→ **Task to complete**:
Retype the listing that follows, word for word.

→ **Provided data**:

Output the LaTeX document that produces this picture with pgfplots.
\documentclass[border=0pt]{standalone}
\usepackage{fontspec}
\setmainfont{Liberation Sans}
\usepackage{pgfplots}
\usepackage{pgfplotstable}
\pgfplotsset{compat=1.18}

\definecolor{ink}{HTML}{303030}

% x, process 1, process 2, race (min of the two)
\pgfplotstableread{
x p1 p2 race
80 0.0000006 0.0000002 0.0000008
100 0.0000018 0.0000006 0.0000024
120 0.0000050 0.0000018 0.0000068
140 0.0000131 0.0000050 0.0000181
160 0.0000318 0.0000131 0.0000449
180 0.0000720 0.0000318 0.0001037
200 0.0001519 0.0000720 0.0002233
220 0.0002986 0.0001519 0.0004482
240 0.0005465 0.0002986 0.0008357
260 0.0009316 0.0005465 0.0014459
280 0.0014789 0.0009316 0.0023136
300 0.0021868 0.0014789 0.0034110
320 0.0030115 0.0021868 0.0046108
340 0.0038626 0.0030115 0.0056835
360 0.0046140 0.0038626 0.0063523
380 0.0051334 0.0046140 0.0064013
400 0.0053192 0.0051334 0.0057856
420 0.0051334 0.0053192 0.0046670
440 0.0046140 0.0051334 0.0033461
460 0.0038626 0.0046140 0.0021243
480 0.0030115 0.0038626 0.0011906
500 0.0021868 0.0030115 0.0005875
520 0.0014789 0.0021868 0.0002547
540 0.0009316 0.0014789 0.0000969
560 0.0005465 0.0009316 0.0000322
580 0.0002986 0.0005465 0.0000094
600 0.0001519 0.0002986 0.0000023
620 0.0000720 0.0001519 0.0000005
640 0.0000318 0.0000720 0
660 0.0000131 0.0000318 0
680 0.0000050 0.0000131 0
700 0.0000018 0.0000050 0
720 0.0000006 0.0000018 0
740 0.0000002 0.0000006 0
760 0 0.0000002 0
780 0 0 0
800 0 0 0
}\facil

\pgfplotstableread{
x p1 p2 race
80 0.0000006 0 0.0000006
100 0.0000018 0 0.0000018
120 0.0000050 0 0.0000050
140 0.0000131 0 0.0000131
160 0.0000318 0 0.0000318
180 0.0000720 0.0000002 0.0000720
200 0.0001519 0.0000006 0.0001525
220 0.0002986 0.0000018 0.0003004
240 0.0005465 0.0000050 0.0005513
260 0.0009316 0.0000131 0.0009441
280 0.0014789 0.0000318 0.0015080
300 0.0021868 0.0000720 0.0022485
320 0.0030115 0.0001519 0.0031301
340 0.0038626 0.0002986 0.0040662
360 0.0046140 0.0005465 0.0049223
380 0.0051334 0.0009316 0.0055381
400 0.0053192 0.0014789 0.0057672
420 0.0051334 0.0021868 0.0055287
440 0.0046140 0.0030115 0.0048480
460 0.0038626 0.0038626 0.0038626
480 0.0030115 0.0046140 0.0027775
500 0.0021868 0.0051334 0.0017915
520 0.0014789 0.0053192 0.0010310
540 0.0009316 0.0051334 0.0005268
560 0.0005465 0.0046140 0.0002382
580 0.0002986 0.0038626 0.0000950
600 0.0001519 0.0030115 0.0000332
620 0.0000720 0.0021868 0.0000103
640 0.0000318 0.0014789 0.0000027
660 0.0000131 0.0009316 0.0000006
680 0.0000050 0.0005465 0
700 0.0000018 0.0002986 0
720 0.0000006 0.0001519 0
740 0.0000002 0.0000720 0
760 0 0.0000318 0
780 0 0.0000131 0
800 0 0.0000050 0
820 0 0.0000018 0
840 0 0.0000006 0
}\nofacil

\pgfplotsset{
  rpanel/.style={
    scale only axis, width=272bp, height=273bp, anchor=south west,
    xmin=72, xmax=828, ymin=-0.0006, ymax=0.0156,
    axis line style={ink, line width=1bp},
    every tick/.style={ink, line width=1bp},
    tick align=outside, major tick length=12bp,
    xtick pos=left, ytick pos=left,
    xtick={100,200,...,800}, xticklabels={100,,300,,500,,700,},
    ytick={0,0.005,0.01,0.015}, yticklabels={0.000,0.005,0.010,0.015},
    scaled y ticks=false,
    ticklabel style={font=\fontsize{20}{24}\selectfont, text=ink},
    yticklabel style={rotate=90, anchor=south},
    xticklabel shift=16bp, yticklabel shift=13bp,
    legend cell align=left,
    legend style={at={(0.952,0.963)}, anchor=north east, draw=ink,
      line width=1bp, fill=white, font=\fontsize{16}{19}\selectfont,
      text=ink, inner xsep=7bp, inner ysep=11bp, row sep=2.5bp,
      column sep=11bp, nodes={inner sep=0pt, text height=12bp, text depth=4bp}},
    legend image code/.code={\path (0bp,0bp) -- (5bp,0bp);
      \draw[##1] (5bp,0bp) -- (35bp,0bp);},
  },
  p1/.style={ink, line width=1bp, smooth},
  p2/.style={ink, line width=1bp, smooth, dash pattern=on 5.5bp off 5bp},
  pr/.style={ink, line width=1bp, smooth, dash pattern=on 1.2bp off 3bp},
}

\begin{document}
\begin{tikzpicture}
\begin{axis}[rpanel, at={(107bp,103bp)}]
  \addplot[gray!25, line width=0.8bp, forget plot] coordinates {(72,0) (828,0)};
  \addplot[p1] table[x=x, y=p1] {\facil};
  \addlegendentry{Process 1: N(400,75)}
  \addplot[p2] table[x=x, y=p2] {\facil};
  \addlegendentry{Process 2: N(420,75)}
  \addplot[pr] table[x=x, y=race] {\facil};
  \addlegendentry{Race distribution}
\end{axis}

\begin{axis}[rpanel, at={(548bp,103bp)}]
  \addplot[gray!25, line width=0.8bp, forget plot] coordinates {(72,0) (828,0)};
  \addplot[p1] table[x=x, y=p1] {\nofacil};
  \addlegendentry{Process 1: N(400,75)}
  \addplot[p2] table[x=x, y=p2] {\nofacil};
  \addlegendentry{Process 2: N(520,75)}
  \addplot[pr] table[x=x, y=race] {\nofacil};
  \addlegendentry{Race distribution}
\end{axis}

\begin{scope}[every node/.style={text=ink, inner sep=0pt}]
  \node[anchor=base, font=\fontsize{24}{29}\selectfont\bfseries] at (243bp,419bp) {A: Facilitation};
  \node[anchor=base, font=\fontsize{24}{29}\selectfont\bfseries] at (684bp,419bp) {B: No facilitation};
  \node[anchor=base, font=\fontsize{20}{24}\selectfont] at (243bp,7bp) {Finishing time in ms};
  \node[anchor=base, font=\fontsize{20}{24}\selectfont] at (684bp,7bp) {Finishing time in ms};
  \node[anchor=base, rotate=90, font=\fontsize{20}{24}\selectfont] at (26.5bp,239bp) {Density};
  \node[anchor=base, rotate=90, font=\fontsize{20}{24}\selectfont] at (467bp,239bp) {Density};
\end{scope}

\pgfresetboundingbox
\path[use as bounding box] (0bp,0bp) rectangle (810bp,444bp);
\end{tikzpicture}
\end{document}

→ **Result for this task**:
Output the LaTeX document that produces this picture with pgfplots.
\documentclass[border=0pt]{standalone}
\usepackage{fontspec}
\setmainfont{Liberation Sans}
\usepackage{pgfplots}
\usepackage{pgfplotstable}
\pgfplotsset{compat=1.18}

\definecolor{ink}{HTML}{303030}

% x, process 1, process 2, race (min of the two)
\pgfplotstableread{
x p1 p2 race
80 0.0000006 0.0000002 0.0000008
100 0.0000018 0.0000006 0.0000024
120 0.0000050 0.0000018 0.0000068
140 0.0000131 0.0000050 0.0000181
160 0.0000318 0.0000131 0.0000449
180 0.0000720 0.0000318 0.0001037
200 0.0001519 0.0000720 0.0002233
220 0.0002986 0.0001519 0.0004482
240 0.0005465 0.0002986 0.0008357
260 0.0009316 0.0005465 0.0014459
280 0.0014789 0.0009316 0.0023136
300 0.0021868 0.0014789 0.0034110
320 0.0030115 0.0021868 0.0046108
340 0.0038626 0.0030115 0.0056835
360 0.0046140 0.0038626 0.0063523
380 0.0051334 0.0046140 0.0064013
400 0.0053192 0.0051334 0.0057856
420 0.0051334 0.0053192 0.0046670
440 0.0046140 0.0051334 0.0033461
460 0.0038626 0.0046140 0.0021243
480 0.0030115 0.0038626 0.0011906
500 0.0021868 0.0030115 0.0005875
520 0.0014789 0.0021868 0.0002547
540 0.0009316 0.0014789 0.0000969
560 0.0005465 0.0009316 0.0000322
580 0.0002986 0.0005465 0.0000094
600 0.0001519 0.0002986 0.0000023
620 0.0000720 0.0001519 0.0000005
640 0.0000318 0.0000720 0
660 0.0000131 0.0000318 0
680 0.0000050 0.0000131 0
700 0.0000018 0.0000050 0
720 0.0000006 0.0000018 0
740 0.0000002 0.0000006 0
760 0 0.0000002 0
780 0 0 0
800 0 0 0
}\facil

\pgfplotstableread{
x p1 p2 race
80 0.0000006 0 0.0000006
100 0.0000018 0 0.0000018
120 0.0000050 0 0.0000050
140 0.0000131 0 0.0000131
160 0.0000318 0 0.0000318
180 0.0000720 0.0000002 0.0000720
200 0.0001519 0.0000006 0.0001525
220 0.0002986 0.0000018 0.0003004
240 0.0005465 0.0000050 0.0005513
260 0.0009316 0.0000131 0.0009441
280 0.0014789 0.0000318 0.0015080
300 0.0021868 0.0000720 0.0022485
320 0.0030115 0.0001519 0.0031301
340 0.0038626 0.0002986 0.0040662
360 0.0046140 0.0005465 0.0049223
380 0.0051334 0.0009316 0.0055381
400 0.0053192 0.0014789 0.0057672
420 0.0051334 0.0021868 0.0055287
440 0.0046140 0.0030115 0.0048480
460 0.0038626 0.0038626 0.0038626
480 0.0030115 0.0046140 0.0027775
500 0.0021868 0.0051334 0.0017915
520 0.0014789 0.0053192 0.0010310
540 0.0009316 0.0051334 0.0005268
560 0.0005465 0.0046140 0.0002382
580 0.0002986 0.0038626 0.0000950
600 0.0001519 0.0030115 0.0000332
620 0.0000720 0.0021868 0.0000103
640 0.0000318 0.0014789 0.0000027
660 0.0000131 0.0009316 0.0000006
680 0.0000050 0.0005465 0
700 0.0000018 0.0002986 0
720 0.0000006 0.0001519 0
740 0.0000002 0.0000720 0
760 0 0.0000318 0
780 0 0.0000131 0
800 0 0.0000050 0
820 0 0.0000018 0
840 0 0.0000006 0
}\nofacil

\pgfplotsset{
  rpanel/.style={
    scale only axis, width=272bp, height=273bp, anchor=south west,
    xmin=72, xmax=828, ymin=-0.0006, ymax=0.0156,
    axis line style={ink, line width=1bp},
    every tick/.style={ink, line width=1bp},
    tick align=outside, major tick length=12bp,
    xtick pos=left, ytick pos=left,
    xtick={100,200,...,800}, xticklabels={100,,300,,500,,700,},
    ytick={0,0.005,0.01,0.015}, yticklabels={0.000,0.005,0.010,0.015},
    scaled y ticks=false,
    ticklabel style={font=\fontsize{20}{24}\selectfont, text=ink},
    yticklabel style={rotate=90, anchor=south},
    xticklabel shift=16bp, yticklabel shift=13bp,
    legend cell align=left,
    legend style={at={(0.952,0.963)}, anchor=north east, draw=ink,
      line width=1bp, fill=white, font=\fontsize{16}{19}\selectfont,
      text=ink, inner xsep=7bp, inner ysep=11bp, row sep=2.5bp,
      column sep=11bp, nodes={inner sep=0pt, text height=12bp, text depth=4bp}},
    legend image code/.code={\path (0bp,0bp) -- (5bp,0bp);
      \draw[##1] (5bp,0bp) -- (35bp,0bp);},
  },
  p1/.style={ink, line width=1bp, smooth},
  p2/.style={ink, line width=1bp, smooth, dash pattern=on 5.5bp off 5bp},
  pr/.style={ink, line width=1bp, smooth, dash pattern=on 1.2bp off 3bp},
}

\begin{document}
\begin{tikzpicture}
\begin{axis}[rpanel, at={(107bp,103bp)}]
  \addplot[gray!25, line width=0.8bp, forget plot] coordinates {(72,0) (828,0)};
  \addplot[p1] table[x=x, y=p1] {\facil};
  \addlegendentry{Process 1: N(400,75)}
  \addplot[p2] table[x=x, y=p2] {\facil};
  \addlegendentry{Process 2: N(420,75)}
  \addplot[pr] table[x=x, y=race] {\facil};
  \addlegendentry{Race distribution}
\end{axis}

\begin{axis}[rpanel, at={(548bp,103bp)}]
  \addplot[gray!25, line width=0.8bp, forget plot] coordinates {(72,0) (828,0)};
  \addplot[p1] table[x=x, y=p1] {\nofacil};
  \addlegendentry{Process 1: N(400,75)}
  \addplot[p2] table[x=x, y=p2] {\nofacil};
  \addlegendentry{Process 2: N(520,75)}
  \addplot[pr] table[x=x, y=race] {\nofacil};
  \addlegendentry{Race distribution}
\end{axis}

\begin{scope}[every node/.style={text=ink, inner sep=0pt}]
  \node[anchor=base, font=\fontsize{24}{29}\selectfont\bfseries] at (243bp,419bp) {A: Facilitation};
  \node[anchor=base, font=\fontsize{24}{29}\selectfont\bfseries] at (684bp,419bp) {B: No facilitation};
  \node[anchor=base, font=\fontsize{20}{24}\selectfont] at (243bp,7bp) {Finishing time in ms};
  \node[anchor=base, font=\fontsize{20}{24}\selectfont] at (684bp,7bp) {Finishing time in ms};
  \node[anchor=base, rotate=90, font=\fontsize{20}{24}\selectfont] at (26.5bp,239bp) {Density};
  \node[anchor=base, rotate=90, font=\fontsize{20}{24}\selectfont] at (467bp,239bp) {Density};
\end{scope}

\pgfresetboundingbox
\path[use as bounding box] (0bp,0bp) rectangle (810bp,444bp);
\end{tikzpicture}
\end{document}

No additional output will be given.